The request:
Starting from the top of the material, restate each line exactly until the line that contains "import numpy as np", which is also copied. Pictures are excluded.
## Begin Collected material
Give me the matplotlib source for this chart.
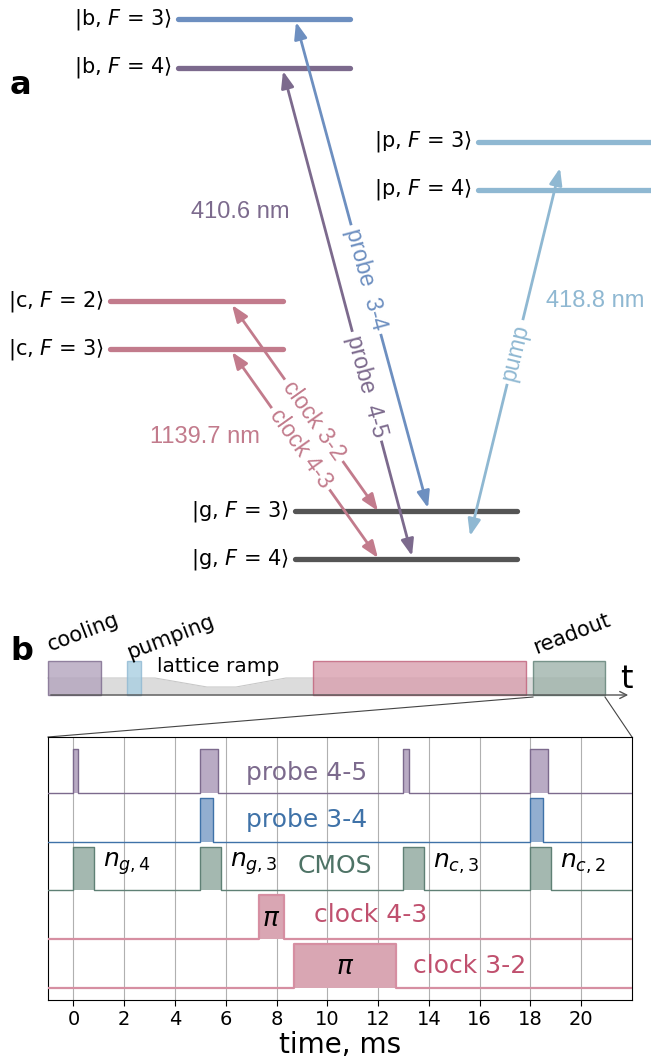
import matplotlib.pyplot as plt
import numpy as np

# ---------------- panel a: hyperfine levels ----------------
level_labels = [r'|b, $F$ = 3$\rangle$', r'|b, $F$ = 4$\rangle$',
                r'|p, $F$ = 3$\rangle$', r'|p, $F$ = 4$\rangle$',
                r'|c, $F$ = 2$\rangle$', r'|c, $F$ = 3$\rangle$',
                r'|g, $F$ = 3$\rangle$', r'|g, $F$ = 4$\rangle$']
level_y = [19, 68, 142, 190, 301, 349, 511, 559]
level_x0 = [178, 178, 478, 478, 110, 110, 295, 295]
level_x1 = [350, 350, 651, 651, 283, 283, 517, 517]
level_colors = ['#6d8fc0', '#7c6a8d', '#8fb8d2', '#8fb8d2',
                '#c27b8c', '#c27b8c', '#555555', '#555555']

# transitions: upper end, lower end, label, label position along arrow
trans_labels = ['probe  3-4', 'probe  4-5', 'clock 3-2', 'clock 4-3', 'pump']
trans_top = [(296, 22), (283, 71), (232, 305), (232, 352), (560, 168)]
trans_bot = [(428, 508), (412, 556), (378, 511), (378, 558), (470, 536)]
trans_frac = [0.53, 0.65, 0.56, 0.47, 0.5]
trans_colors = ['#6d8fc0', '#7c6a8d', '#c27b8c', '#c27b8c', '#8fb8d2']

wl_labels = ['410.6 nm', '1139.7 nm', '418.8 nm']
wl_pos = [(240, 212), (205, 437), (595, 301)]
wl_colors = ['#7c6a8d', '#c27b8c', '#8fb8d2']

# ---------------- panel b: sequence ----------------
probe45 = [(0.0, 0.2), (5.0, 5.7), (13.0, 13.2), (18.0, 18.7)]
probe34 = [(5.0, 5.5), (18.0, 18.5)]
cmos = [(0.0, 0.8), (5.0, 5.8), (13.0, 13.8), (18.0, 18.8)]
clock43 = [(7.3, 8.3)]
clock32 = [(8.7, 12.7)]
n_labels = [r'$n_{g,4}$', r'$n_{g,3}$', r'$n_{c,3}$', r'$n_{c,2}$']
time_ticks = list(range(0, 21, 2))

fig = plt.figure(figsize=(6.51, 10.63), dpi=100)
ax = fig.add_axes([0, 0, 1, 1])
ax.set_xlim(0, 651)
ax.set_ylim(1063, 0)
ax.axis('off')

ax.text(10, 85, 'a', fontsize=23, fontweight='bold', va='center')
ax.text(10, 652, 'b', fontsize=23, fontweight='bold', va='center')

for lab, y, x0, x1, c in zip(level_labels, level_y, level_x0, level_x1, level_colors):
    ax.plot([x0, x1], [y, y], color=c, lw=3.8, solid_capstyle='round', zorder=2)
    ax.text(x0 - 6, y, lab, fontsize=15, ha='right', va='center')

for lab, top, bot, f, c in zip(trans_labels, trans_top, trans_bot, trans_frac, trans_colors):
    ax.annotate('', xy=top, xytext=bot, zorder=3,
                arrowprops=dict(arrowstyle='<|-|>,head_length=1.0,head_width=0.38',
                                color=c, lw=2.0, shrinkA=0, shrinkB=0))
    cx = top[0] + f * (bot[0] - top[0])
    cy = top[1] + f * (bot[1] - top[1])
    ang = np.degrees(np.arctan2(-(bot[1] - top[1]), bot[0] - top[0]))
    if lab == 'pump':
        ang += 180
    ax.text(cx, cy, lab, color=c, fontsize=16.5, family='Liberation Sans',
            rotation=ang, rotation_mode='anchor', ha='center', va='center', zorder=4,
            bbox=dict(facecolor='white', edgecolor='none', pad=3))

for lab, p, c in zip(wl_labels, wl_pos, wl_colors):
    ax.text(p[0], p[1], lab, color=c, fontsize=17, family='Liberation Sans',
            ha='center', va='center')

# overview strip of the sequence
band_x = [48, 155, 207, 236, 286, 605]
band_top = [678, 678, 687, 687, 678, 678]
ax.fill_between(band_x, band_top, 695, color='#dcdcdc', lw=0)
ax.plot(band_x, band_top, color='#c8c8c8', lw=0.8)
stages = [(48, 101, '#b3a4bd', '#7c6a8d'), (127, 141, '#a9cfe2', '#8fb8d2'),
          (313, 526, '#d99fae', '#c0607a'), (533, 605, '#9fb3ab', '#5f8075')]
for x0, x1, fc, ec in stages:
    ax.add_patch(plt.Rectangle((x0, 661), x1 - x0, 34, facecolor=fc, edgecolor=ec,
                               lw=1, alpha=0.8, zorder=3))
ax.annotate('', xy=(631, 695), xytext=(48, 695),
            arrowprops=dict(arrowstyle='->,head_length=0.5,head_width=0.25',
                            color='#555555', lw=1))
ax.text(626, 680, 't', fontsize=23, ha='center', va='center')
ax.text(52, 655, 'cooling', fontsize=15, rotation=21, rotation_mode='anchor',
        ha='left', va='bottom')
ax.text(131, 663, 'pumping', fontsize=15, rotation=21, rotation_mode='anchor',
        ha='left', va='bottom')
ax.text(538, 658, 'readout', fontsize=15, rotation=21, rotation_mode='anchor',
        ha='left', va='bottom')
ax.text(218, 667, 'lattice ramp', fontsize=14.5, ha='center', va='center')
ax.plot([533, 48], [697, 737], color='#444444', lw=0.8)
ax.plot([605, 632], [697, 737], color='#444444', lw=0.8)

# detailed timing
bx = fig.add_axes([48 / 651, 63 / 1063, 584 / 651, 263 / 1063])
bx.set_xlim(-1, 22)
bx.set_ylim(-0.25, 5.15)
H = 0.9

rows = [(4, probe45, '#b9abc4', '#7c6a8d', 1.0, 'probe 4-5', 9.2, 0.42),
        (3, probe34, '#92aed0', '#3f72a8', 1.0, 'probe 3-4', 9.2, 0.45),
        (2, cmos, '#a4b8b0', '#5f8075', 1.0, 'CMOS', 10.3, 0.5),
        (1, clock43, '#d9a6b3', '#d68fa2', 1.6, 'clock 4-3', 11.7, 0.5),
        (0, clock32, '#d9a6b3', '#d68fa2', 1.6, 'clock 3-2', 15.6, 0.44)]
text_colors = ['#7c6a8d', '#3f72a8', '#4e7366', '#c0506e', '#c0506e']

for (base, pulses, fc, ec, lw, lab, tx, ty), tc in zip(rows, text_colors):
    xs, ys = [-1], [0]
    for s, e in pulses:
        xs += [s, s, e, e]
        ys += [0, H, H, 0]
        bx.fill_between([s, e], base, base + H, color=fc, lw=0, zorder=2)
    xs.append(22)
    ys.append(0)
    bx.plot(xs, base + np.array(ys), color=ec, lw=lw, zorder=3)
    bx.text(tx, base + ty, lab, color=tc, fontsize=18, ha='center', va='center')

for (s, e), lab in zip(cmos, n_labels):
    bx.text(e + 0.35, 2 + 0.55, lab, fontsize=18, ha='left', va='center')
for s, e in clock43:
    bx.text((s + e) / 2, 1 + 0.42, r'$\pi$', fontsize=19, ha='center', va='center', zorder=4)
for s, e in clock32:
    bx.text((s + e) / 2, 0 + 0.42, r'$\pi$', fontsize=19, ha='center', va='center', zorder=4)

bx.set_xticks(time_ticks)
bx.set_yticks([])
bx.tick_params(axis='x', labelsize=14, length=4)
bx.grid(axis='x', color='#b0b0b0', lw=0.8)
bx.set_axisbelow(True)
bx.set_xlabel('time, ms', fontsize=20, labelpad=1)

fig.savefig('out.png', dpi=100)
## End Collected material
Written solution:
Give me the matplotlib source for this chart.
import matplotlib.pyplot as plt
import numpy as np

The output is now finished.